STA is also moving ahead with plans to revise and expand its bus system once the City Line’s 60-foot articulated electric buses start running from Browne’s Addition to Spokane Community College in May 2022, forming what Otterstrom has previously called an “urban spine” for the bus system.

But among the countless things COVID-19 did change was the scope of that expansion.

STA initially aimed to ramp up to 515,000 service hours on its system by 2023.

Now, after severe declines to ridership due to the pandemic, the agency is hoping to get to 488,000 service hours.

That’s still an increase of 35,000 service hours, Otterstrom emphasized, and many of the key elements of the City Line-inspired changes will still move forward.

Details about the changes and a survey designed to gauge rider input about them is available at spokanetransit.com/input, but Otterstrom said the alterations include scaling back plans to create a grid in North Spokane in favor of maintaining a focus on greater frequency along existing routes.

The effect of creating too many grid lines, he said, “diluted” STA’s ability to increase frequency.

“And frequency,” he noted, is the “freedom to travel.”

Pandemic restrictions also also led to a rethinking of “how we balanced hours” across the system. That meant planners looked at parts of the bus system where ridership has “gone into a longer term decline and, basically, the fundamentals have changed over time.”

Such balancing has led to proposals that would, for example, change Route 43, which currently travels the South Hill via Lincoln Street and ends at the South Hill Parking and Ride.

Under the new proposal, Route 43 would end at the Manito Shopping Center at 29th and Grand.

The pandemic has also highlighted “the fact,” Otterstrom said, that some routes “don’t have the same ridership on weekends, particularly on Sundays,” as they do on weekdays.

That has led to reconsideration of STA’s practice of providing service seven days a week.

To that end, under the proposal, Sunday service would be prioritized to serve essential workers, such as those who work in grocery stores and hospitals, and routes that don’t have any other service within a half-mile.

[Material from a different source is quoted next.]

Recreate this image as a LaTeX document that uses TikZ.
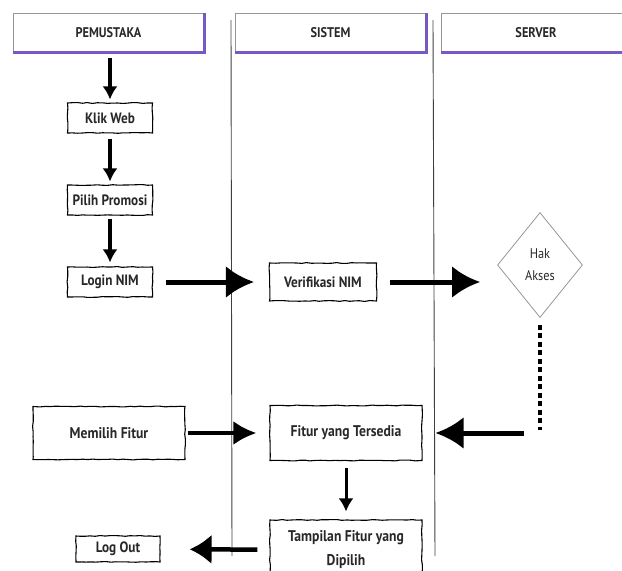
\documentclass[tikz,border=0pt]{standalone}
\usepackage{fontspec}
\setmainfont{PT Sans}[FakeStretch=0.88]
\usetikzlibrary{arrows.meta,shapes.geometric,decorations.pathmorphing}

\definecolor{ungu}{RGB}{120,88,196}
\definecolor{abu}{RGB}{150,150,150}
\definecolor{teks}{RGB}{40,40,40}

\tikzset{
    judul/.style={draw=abu, line width=0.6pt, fill=white, inner sep=0pt,
        minimum height=39pt, text=teks, font=\bfseries\fontsize{14}{16}\selectfont},
    kotak/.style={draw, line width=1.1pt, fill=white, inner sep=0pt, align=center,
        text=teks, font=\bfseries\fontsize{15.5}{24}\selectfont,
        decorate, decoration={random steps, segment length=5pt, amplitude=0.45pt}},
    kecil/.style={kotak, font=\bfseries\fontsize{15}{17}\selectfont},
    panah/.style={-{Latex[length=13pt,width=15pt]}, line width=3.5pt},
    panahbesar/.style={-{Latex[length=28pt,width=32pt]}, line width=5pt},
    garis/.style={line width=0.9pt, black!75}
}

\begin{document}
\begin{tikzpicture}[x=1pt,y=-1pt]
    \pgfmathsetseed{7}
    \useasboundingbox (0,0) rectangle (622,571);
    \clip (0,0) rectangle (622,571);

    % lajur
    \coordinate (lajur1a) at (231,20);
    \coordinate (lajur1b) at (232,556);
    \coordinate (lajur2a) at (433,20);
    \coordinate (lajur2b) at (435,556);
    \draw[garis] (lajur1a) -- (lajur1b);
    \draw[garis] (lajur2a) -- (lajur2b);

    \node[judul, minimum width=191pt] (pemustaka) at (108.5,32.5) {PEMUSTAKA};
    \node[judul, minimum width=191pt] (sistem) at (330.5,32.5) {SISTEM};
    \node[judul, minimum width=190pt] (server) at (536,32.5) {SERVER};
    \draw[ungu, line width=2.4pt] (pemustaka.south west) -- (pemustaka.south east) -- (pemustaka.north east);
    \draw[ungu, line width=2.4pt] (sistem.south west) -- (sistem.south east) -- (sistem.north east);
    \draw[ungu, line width=2.4pt] (server.south west) -- (server.south east);

    \node[kecil, minimum width=85pt, minimum height=30pt] (klik) at (110,118) {Klik Web};
    \node[kecil, minimum width=85pt, minimum height=30pt] (promosi) at (110,200) {Pilih Promosi};
    \node[kecil, minimum width=85pt, minimum height=30pt] (login) at (110,282) {Login NIM};
    \node[kecil, minimum width=107pt, minimum height=38pt] (verifikasi) at (323,282) {Verifikasi NIM};
    \node[diamond, draw=abu, line width=0.8pt, minimum width=85pt, minimum height=105pt,
        inner sep=0pt, align=center, text=teks, font=\fontsize{14}{22}\selectfont] (hak) at (540,265) {Hak\\Akses};
    \node[kotak, minimum width=152pt, minimum height=53pt] (memilih) at (109,433) {Memilih Fitur};
    \node[kotak, minimum width=152pt, minimum height=55pt] (fitur) at (346,433) {Fitur yang Tersedia};
    \node[kotak, minimum width=152pt, minimum height=60pt] (tampilan) at (346,550) {Tampilan Fitur yang\\Dipilih};
    \node[kecil, minimum width=84pt, minimum height=26pt] (logout) at (118,549) {Log Out};

    \coordinate (hakbawah) at (540,430);
    \coordinate (balik) at (524,433);

    \draw[panah, shorten <=6pt, shorten >=3pt] (pemustaka.south -| klik.north) -- (klik.north);
    \draw[panah, shorten <=5pt, shorten >=3pt] (klik) -- (promosi);
    \draw[panah, shorten <=3pt, shorten >=4pt] (promosi) -- (login);
    \draw[panahbesar, shorten <=13pt, shorten >=15pt] (login) -- (verifikasi);
    \draw[panahbesar, shorten <=13pt, shorten >=17pt] (verifikasi) -- (verifikasi -| hak.west);
    \draw[line width=3.5pt, dash pattern=on 5pt off 3.5pt, shorten <=7pt] (hak.south) -- (hakbawah);
    \draw[panahbesar, shorten >=13pt] (balik) -- (fitur.east);
    \draw[-{Latex[length=23pt,width=24pt]}, line width=4pt, shorten <=2pt, shorten >=13pt] (memilih) -- (fitur);
    \draw[-{Latex[length=13pt,width=15pt]}, line width=3pt, shorten <=7pt, shorten >=8pt] (fitur) -- (tampilan);
    \draw[-{Latex[length=22pt,width=30pt]}, line width=4.5pt, shorten <=12pt, shorten >=29pt] (tampilan) -- (logout);
\end{tikzpicture}
\end{document}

STA is also “looking at ridership utilization” on Sunday and “triangulating through those criteria” to determine which routes will no longer run on Sunday.

Among those routes that would lose Sunday service under the existing proposal are the 26 (Lidgerwood/Empire), 34 (Freya) and 12 (South Side Medical Shuttle).

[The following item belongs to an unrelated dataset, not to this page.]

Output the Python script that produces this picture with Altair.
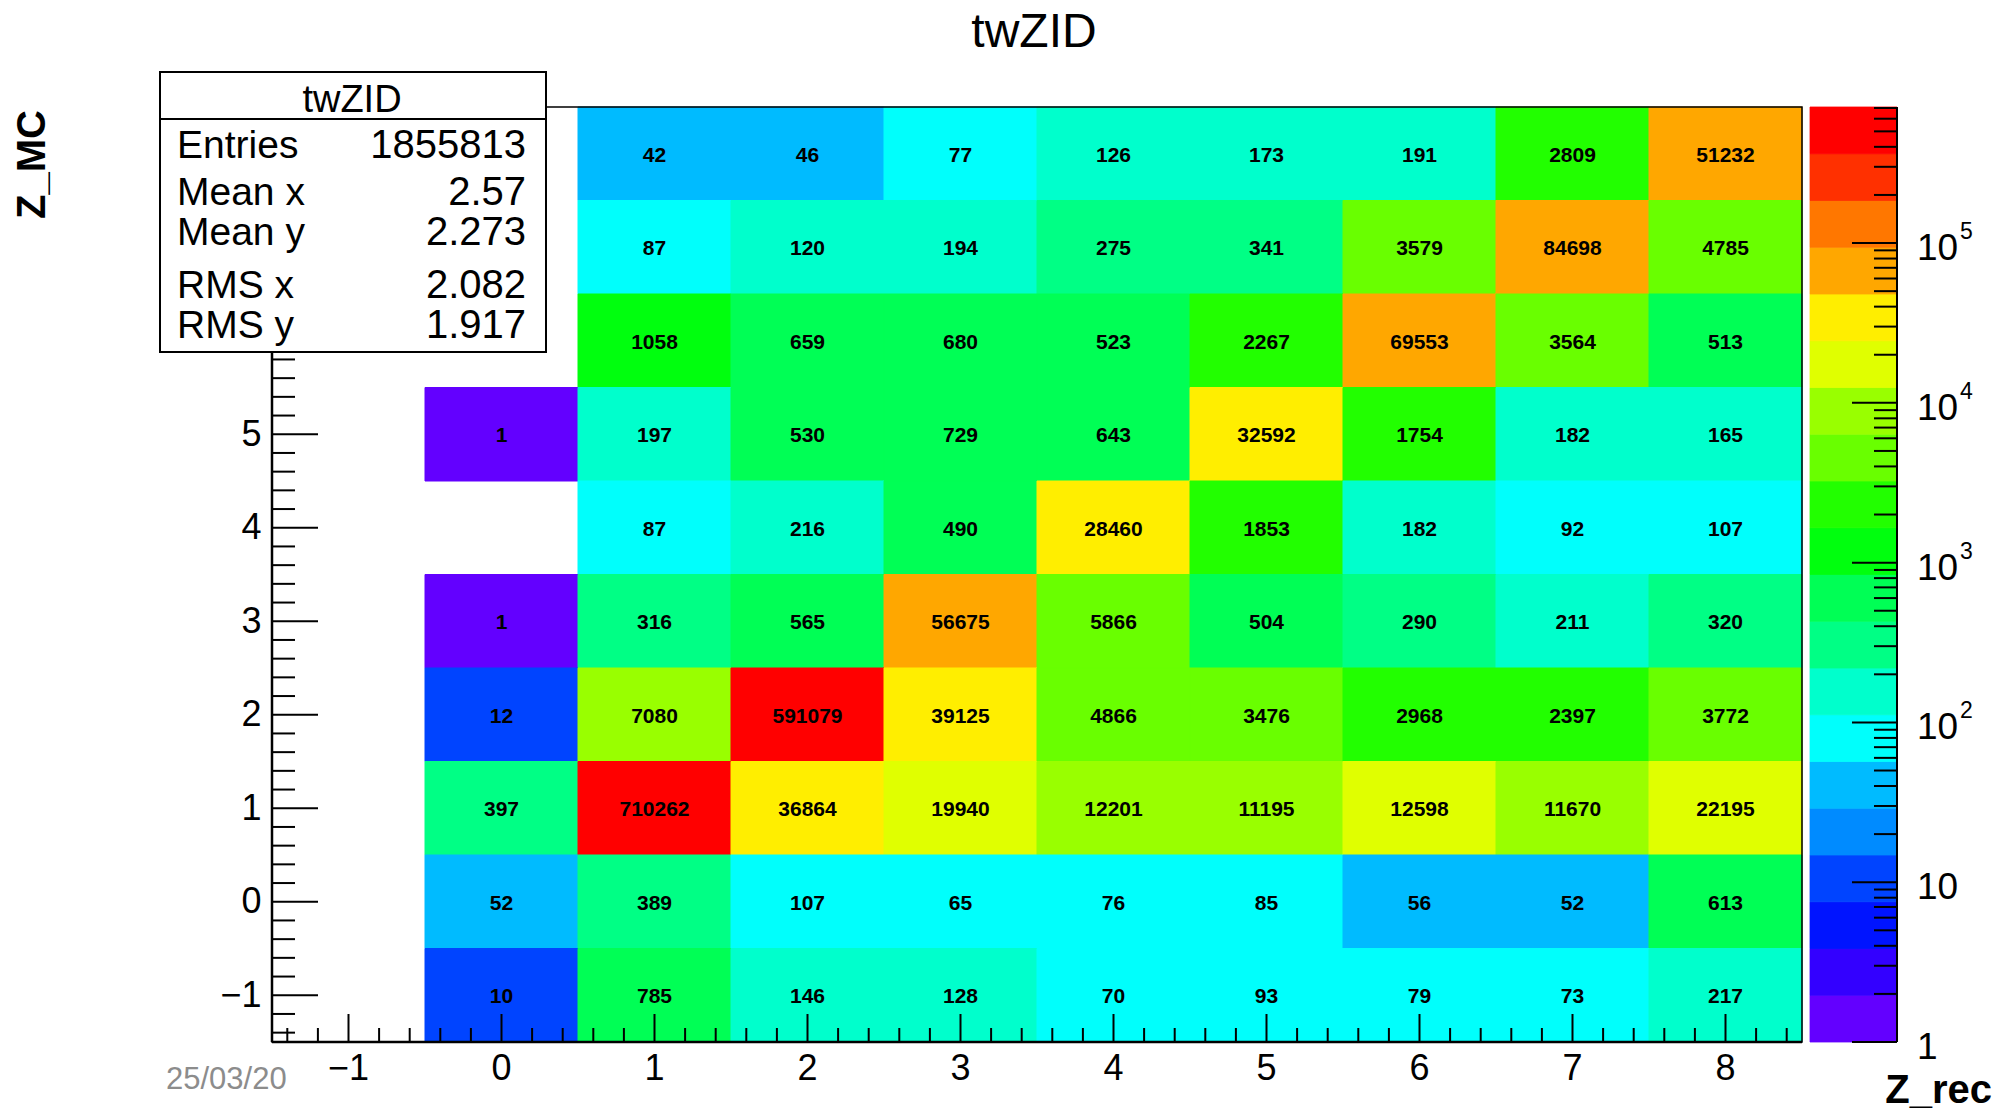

But these changes, Otterstrom emphasized, are subject to further change.

“This is a starting point for public engagement,” he said. “Many of these elements will change based on public feedback.”

Already, he said, the agency has received hundreds of responses about its scaled back expansion plan, and the survey will be open until Nov. 13.

The agency will then work on a draft recommendation, which will go to STA’s board in March for consideration and will not take affect until spring of 2022, when the City Line is slated to open.